Enquanto isso, a continuidade do conflito estava gerando transtornos no comércio.
O ministro da Agricultura da Alemanha, Cem Ozdemir, disse na segunda-feira que Kiev pode perder dezenas de milhões de toneladas de grãos devido ao bloqueio russo de seus portos no Mar Negro, acrescentando que os ataques de Moscou à infraestrutura de grãos da Ucrânia parecem tentar reduzir a concorrência nos mercados de exportação da Rússia.
De acordo com o Escritório Federal de Assuntos Econômicos e Controle de Exportação da Alemanha, a produção de trigo da Ucrânia representa 11,5% do mercado mundial, enquanto a participação da Rússia é responsável por 16,8%.
“Estamos recebendo repetidamente relatórios sobre ataques russos direcionados a silos de grãos, depósitos de fertilizantes, áreas agrícolas e infraestrutura”, disse Ozdemir ao RedaktionsNetzwerk Deutschland, uma rede de cooperação de jornais regionais alemães.
Também há especulações de que o presidente Vladimir Putin poderia usar o dia 9 de maio, conhecido como o "Dia da Vitória" da Rússia sobre os nazistas, em 1945, como uma ocasião para intensificar a ofensiva contra a Ucrânia.
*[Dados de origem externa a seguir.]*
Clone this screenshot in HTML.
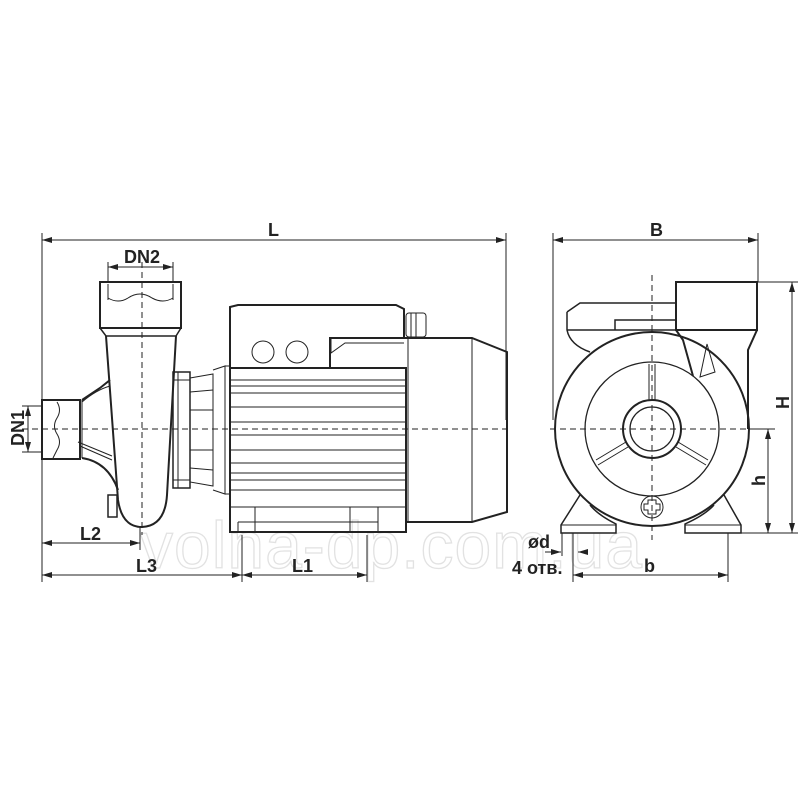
<!DOCTYPE html>
<html><head><meta charset="utf-8"><style>
html,body{margin:0;padding:0;background:#fff}
svg{display:block}
text{font-family:"Liberation Sans Narrow","Liberation Sans",sans-serif;fill:#222}
</style></head><body>
<svg width="800" height="800" viewBox="0 0 800 800" xmlns="http://www.w3.org/2000/svg">
<defs>
<marker id="a" viewBox="0 0 10 6" refX="10" refY="3" markerWidth="10" markerHeight="6" orient="auto-start-reverse"><path d="M0,0 L10,3 L0,6 z" fill="#222"/></marker>
</defs>
<text x="140" y="568" font-size="66" style="fill:#fff;stroke:#e2e2e2;stroke-width:1.3;letter-spacing:1px">volna-dp.com.ua</text>

<g fill="none" stroke="#222" stroke-width="1">
<line x1="42" y1="240" x2="506" y2="240" marker-start="url(#a)" marker-end="url(#a)"/>
<line x1="42" y1="233" x2="42" y2="582"/>
<line x1="506" y1="233" x2="506" y2="420"/>
<line x1="108" y1="267" x2="173" y2="267" marker-start="url(#a)" marker-end="url(#a)"/>
<line x1="108" y1="262" x2="108" y2="282"/><line x1="173" y1="262" x2="173" y2="282"/>
<line x1="42" y1="543" x2="140" y2="543" marker-start="url(#a)" marker-end="url(#a)"/>
<line x1="42" y1="575" x2="242" y2="575" marker-start="url(#a)" marker-end="url(#a)"/>
<line x1="242" y1="575" x2="367" y2="575" marker-start="url(#a)" marker-end="url(#a)"/>
<line x1="242" y1="535" x2="242" y2="582"/><line x1="367" y1="535" x2="367" y2="582"/>
<line x1="140" y1="527" x2="140" y2="550"/>
<line x1="28" y1="406" x2="28" y2="452" marker-start="url(#a)" marker-end="url(#a)"/>
<line x1="22" y1="406" x2="42" y2="406"/><line x1="22" y1="452" x2="42" y2="452"/>

<!-- outlet -->
<rect x="100" y="282" width="81" height="46" stroke-width="2"/>
<path d="M108,284 V300 M173,284 V300"/>
<path d="M108,298 Q118,304 128,298 Q140,290 152,298 Q163,304 173,298"/>
<path d="M100,328 L106,336 H176 L181,328" stroke-width="1.5"/>
<!-- volute body -->
<path d="M106,336 L118,500 Q122,527 142,527 Q165,526 167,495 L176,336" stroke-width="2"/>
<!-- inlet cone -->
<path d="M82,400 L100,388 L110,380" stroke-width="2"/>
<path d="M82,402 Q96,390 110,386"/>
<path d="M82,458 Q108,462 118,490" stroke-width="2"/>
<path d="M78,442 L112,456 M80,446 L112,460"/>
<path d="M82,400 V458"/>
<rect x="108" y="495" width="9" height="22" stroke-width="1.5"/>
<!-- inlet -->
<rect x="42" y="400" width="38" height="59" stroke-width="2"/>
<path d="M57,402 Q62,410 57,418 Q52,426 57,434 Q62,442 57,450 L53,458"/>
<!-- flange/adapter -->
<rect x="173" y="372" width="17" height="116" stroke-width="1.5"/>
<path d="M178,372 V488 M173,380 H190 M173,480 H190"/>
<path d="M190,378 L213,374 V486 L190,482 z"/>
<path d="M190,392 L213,390 M190,468 L213,470 M190,410 H213 M190,450 H213"/>
<path d="M213,370 L225,366 V494 L213,490" /><path d="M225,366 H230 M225,494 H230"/>
<!-- motor -->
<path d="M230,307 L238,305 H396 L404,309 V338 H330 V368 H230 z" stroke-width="2"/>
<path d="M331,338 V353 L345,343 H404"/>
<circle cx="263" cy="352" r="11"/><circle cx="297" cy="352" r="11"/>
<rect x="230" y="368" width="176" height="164" stroke-width="2"/>
<path d="M230,380 H406 M230,386 H406 M230,393 H406 M230,407 H406 M230,422 H406 M230,435 H406 M230,450 H406 M230,463 H406 M230,473 H406 M230,480 H406 M230,490 H406 M230,507 H406"/>
<path d="M255,507 V532 M350,507 V532 M238,522 H378 M238,522 V532 M378,507 V532"/>
<rect x="406" y="313" width="20" height="24" rx="3"/>
<path d="M411,313 V337 M416,313 V337"/>
<!-- fan cover -->
<path d="M404,338 H472 L507,352 V512 L472,522 H406" stroke-width="2"/>
<path d="M408,338 V522 M472,338 V522 M406,522 V532"/>
<path d="M22,429 H506" stroke-dasharray="6,4"/>
<path d="M142,262 V535" stroke-dasharray="6,4"/>

<!-- RIGHT VIEW -->
<line x1="553" y1="240" x2="758" y2="240" marker-start="url(#a)" marker-end="url(#a)"/>
<line x1="553" y1="233" x2="553" y2="420"/>
<line x1="758" y1="233" x2="758" y2="282"/>
<line x1="792" y1="282" x2="792" y2="533" marker-start="url(#a)" marker-end="url(#a)"/>
<line x1="768" y1="429" x2="768" y2="533" marker-start="url(#a)" marker-end="url(#a)"/>
<line x1="758" y1="282" x2="798" y2="282"/>
<line x1="741" y1="533" x2="798" y2="533"/>
<line x1="748" y1="429" x2="775" y2="429"/>
<line x1="573" y1="575" x2="728" y2="575" marker-start="url(#a)" marker-end="url(#a)"/>
<line x1="573" y1="533" x2="573" y2="582"/><line x1="728" y1="533" x2="728" y2="582"/>
<line x1="545" y1="552" x2="561" y2="552" marker-end="url(#a)"/>
<line x1="578" y1="552" x2="588" y2="552" marker-end="url(#a)" transform="rotate(180 583 552)"/>
<line x1="562" y1="533" x2="562" y2="556"/><line x1="573" y1="533" x2="573" y2="556"/>

<rect x="676" y="282" width="81" height="48" stroke-width="2"/>
<path d="M567,312 L580,303 H676 M567,312 V330 Q570,345 590,352 M567,330 H676 M615,330 V320 H676" stroke-width="1.5"/>
<path d="M676,330 L683,340 L693,376 M757,330 L748,350 V429" stroke-width="2"/>
<circle cx="652" cy="429" r="97" stroke-width="2"/>
<circle cx="652" cy="429" r="67" stroke-width="1.3"/>
<circle cx="652" cy="429" r="29" stroke-width="2"/>
<circle cx="652" cy="429" r="22" stroke-width="1.3"/>
<path d="M649,364 V400 M655,364 V400"/>
<path d="M626,442 L596,460 M628,447 L598,465"/>
<path d="M678,442 L708,460 M676,447 L706,465"/>
<path d="M707,344 L700,377 L715,372 z"/>
<circle cx="652" cy="507" r="11"/>
<path d="M648,500 H656 V504 H660 V510 H656 V514 H648 V510 H644 V504 H648 z"/>
<path d="M580,495 L561,525 V533 H616 V524 Q598,515 590,505" stroke-width="1.5"/>
<path d="M724,495 L741,525 V533 H685 V524 Q705,515 714,505" stroke-width="1.5"/>
<path d="M561,525 H616 M685,525 H741"/>
<path d="M550,429 H775" stroke-dasharray="6,4"/>
<path d="M652,275 V540" stroke-dasharray="6,4"/>
</g>
<g font-size="18" font-weight="bold">
<text x="268" y="236">L</text>
<text x="124" y="263">DN2</text>
<text x="80" y="540">L2</text>
<text x="136" y="572">L3</text>
<text x="292" y="572">L1</text>
<text x="650" y="236">B</text>
<text x="644" y="572">b</text>
<text x="528" y="548">ød</text>
<text x="512" y="574">4 отв.</text>
<text transform="translate(24,446) rotate(-90)">DN1</text>
<text transform="translate(789,409) rotate(-90)">H</text>
<text transform="translate(765,486) rotate(-90)">h</text>
</g>
</svg>
</body></html>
Até agora, Putin chamou a invasão de “operação militar especial” para desarmar a Ucrânia. O dia 9 de maio pode dar à Rússia a oportunidade de mudar a descrição da ação para uma “guerra”, legitimando mais agressão contra seu vizinho, segundo fontes a par da situação.
Aviso de isenção: Barani Krishnan utiliza diversas visões além da sua para dar diversidade às suas análises de mercado. A bem da neutralidade, ele por vezes apresenta visões e variáveis de mercado contrárias. O analista não possui posições nos ativos e commodities sobre os quais escreve.